September 2018 | Commentary | Checking In

Conserving a National Resource

Tags: Trucking, Logistics, Supply Chain

Keith Biondo is the publisher of Inbound Logistics magazine.

Everyone has an opinion about how to combat the truck driver shortage—from boosting pay and benefits to lowering the age for getting a CDL (see Good Question, page 10) to self-driving trucks. But one valuable weapon you don't hear much about is driver wellness programs. Carriers can implement these programs quickly, and net near immediate benefits that keep drivers fit and healthy, and able to spend time on the highway much longer than they might otherwise have been capable of.

Other solutions, such as self drivers, may be further off than the hype suggests, according to recent news reports. Here's Sen. Richard Blumenthal, D-Conn.: "I'm not a Luddite and I'm not simply standing in the way of progress. I believe that autonomous or driverless vehicles will be coming. But in the meantime, while we're developing them, they have to be safe."

Self-drive and driver assist accidents, organized labor resistance, insurance and legal concerns, local and federal regulations, and consumer skepticism—especially from baby boomers—all combine to slow walk the race to replace humans in the cab. Safety is the legitimate concern.

Who says? There are several sources. Recent Insurance Institute for Highway Safety tests showed that five driver-assist systems from five manufacturers did not see stopped vehicles and sometimes caused vehicles to crash. That's with a person on board. Consumers also view self-drivers as less safe today compared to 2016, according to a Cox Automotive study.

The concern trend is going the wrong way. If non-Luddites think that self-drivers will assist with the driver shortage anytime soon, disappointment is just around the next bend in the road.

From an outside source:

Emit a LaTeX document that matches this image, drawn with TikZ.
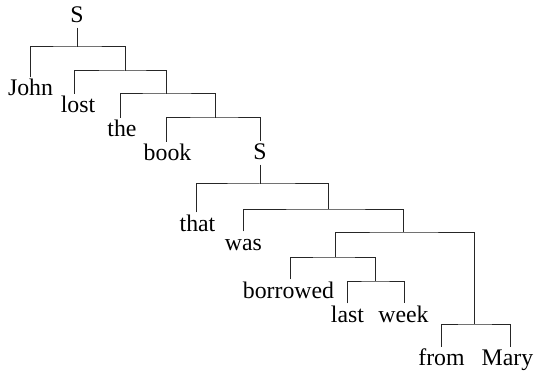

Here's more "bad" news: Inbound Logistics' carrier and 3PL surveys indicate that the economy will keep booming into 2019. Unemployment claims recently fell to a 50-year low, meaning the competition for workers who might consider driving a truck for a living is real tough, and, if the leading indicators are correct, will get tougher. You know the rest: ELD and HoS loss of efficiency, aging out of the driver pool, and limited success in enticing young workers to the profession all constrict capacity. A quick survey of trucker websites shows carrier competition for drivers is off-the-charts crazy.

The article on page 56 details the findings of our carrier survey on driver wellness. Only 48 percent of carrier respondents say they have a driver wellness program in place. A full zero percent of carriers say they started driver wellness initiatives based on their customers' suggestion.

Let's change that zero. Encourage your carriers to start a driver wellness program. Not only can it help combat the driver shortage, but it's also the right thing to do.